• _TASK DESCRIPTION_:
Copy exactly the lines from the beginning of the data down to and including the line holding "ax = fig.add_axes([123", without any pictures.
────
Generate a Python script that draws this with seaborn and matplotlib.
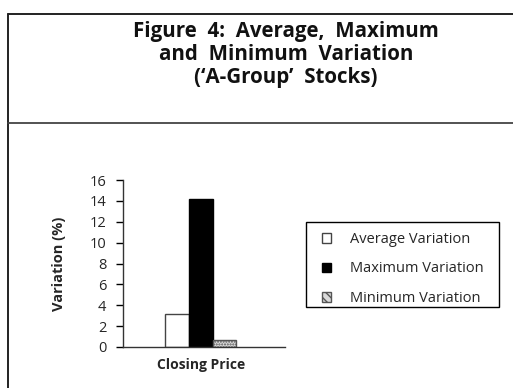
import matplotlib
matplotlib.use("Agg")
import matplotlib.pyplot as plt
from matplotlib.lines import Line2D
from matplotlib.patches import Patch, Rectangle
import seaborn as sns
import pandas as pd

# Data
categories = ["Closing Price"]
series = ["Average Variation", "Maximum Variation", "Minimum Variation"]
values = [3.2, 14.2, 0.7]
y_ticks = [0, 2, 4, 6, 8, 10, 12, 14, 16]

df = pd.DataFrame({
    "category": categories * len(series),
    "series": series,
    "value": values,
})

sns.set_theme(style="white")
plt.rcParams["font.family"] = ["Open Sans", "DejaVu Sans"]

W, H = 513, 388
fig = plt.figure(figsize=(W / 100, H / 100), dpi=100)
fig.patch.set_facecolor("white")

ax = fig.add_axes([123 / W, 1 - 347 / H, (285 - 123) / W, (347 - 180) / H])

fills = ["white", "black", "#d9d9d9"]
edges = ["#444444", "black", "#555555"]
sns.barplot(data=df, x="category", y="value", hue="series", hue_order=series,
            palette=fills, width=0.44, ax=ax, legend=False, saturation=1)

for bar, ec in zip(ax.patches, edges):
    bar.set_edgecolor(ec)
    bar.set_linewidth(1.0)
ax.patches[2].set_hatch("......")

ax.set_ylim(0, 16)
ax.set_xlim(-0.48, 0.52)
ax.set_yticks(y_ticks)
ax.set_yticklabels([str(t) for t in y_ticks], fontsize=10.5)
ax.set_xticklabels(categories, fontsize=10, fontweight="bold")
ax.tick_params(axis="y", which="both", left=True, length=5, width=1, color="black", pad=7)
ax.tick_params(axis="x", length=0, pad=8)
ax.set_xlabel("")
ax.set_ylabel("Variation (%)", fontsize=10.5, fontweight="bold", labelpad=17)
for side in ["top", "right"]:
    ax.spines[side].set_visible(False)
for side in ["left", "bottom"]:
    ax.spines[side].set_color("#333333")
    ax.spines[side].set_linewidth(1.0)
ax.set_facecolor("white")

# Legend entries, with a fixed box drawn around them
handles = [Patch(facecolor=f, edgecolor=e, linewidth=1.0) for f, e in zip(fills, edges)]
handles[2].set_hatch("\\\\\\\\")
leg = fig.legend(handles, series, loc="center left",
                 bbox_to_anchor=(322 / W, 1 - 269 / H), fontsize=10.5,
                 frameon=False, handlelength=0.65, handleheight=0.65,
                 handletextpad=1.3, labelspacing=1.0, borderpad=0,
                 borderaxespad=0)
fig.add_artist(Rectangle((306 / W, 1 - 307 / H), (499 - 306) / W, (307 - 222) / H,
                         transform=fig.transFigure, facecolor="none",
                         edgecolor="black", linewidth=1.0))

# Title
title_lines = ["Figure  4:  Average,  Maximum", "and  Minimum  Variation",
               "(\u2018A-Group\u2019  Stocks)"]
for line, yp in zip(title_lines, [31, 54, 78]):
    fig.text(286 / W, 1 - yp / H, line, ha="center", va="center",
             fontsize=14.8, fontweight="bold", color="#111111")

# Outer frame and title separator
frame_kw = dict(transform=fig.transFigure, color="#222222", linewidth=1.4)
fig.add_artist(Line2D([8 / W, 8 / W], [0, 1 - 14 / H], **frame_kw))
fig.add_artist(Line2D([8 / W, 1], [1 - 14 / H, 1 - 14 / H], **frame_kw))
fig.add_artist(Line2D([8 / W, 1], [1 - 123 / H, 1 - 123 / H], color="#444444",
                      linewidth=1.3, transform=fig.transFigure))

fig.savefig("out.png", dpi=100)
────
• _OUTPUT_:
Generate a Python script that draws this with seaborn and matplotlib.
import matplotlib
matplotlib.use("Agg")
import matplotlib.pyplot as plt
from matplotlib.lines import Line2D
from matplotlib.patches import Patch, Rectangle
import seaborn as sns
import pandas as pd

# Data
categories = ["Closing Price"]
series = ["Average Variation", "Maximum Variation", "Minimum Variation"]
values = [3.2, 14.2, 0.7]
y_ticks = [0, 2, 4, 6, 8, 10, 12, 14, 16]

df = pd.DataFrame({
    "category": categories * len(series),
    "series": series,
    "value": values,
})

sns.set_theme(style="white")
plt.rcParams["font.family"] = ["Open Sans", "DejaVu Sans"]

W, H = 513, 388
fig = plt.figure(figsize=(W / 100, H / 100), dpi=100)
fig.patch.set_facecolor("white")

ax = fig.add_axes([123 / W, 1 - 347 / H, (285 - 123) / W, (347 - 180) / H])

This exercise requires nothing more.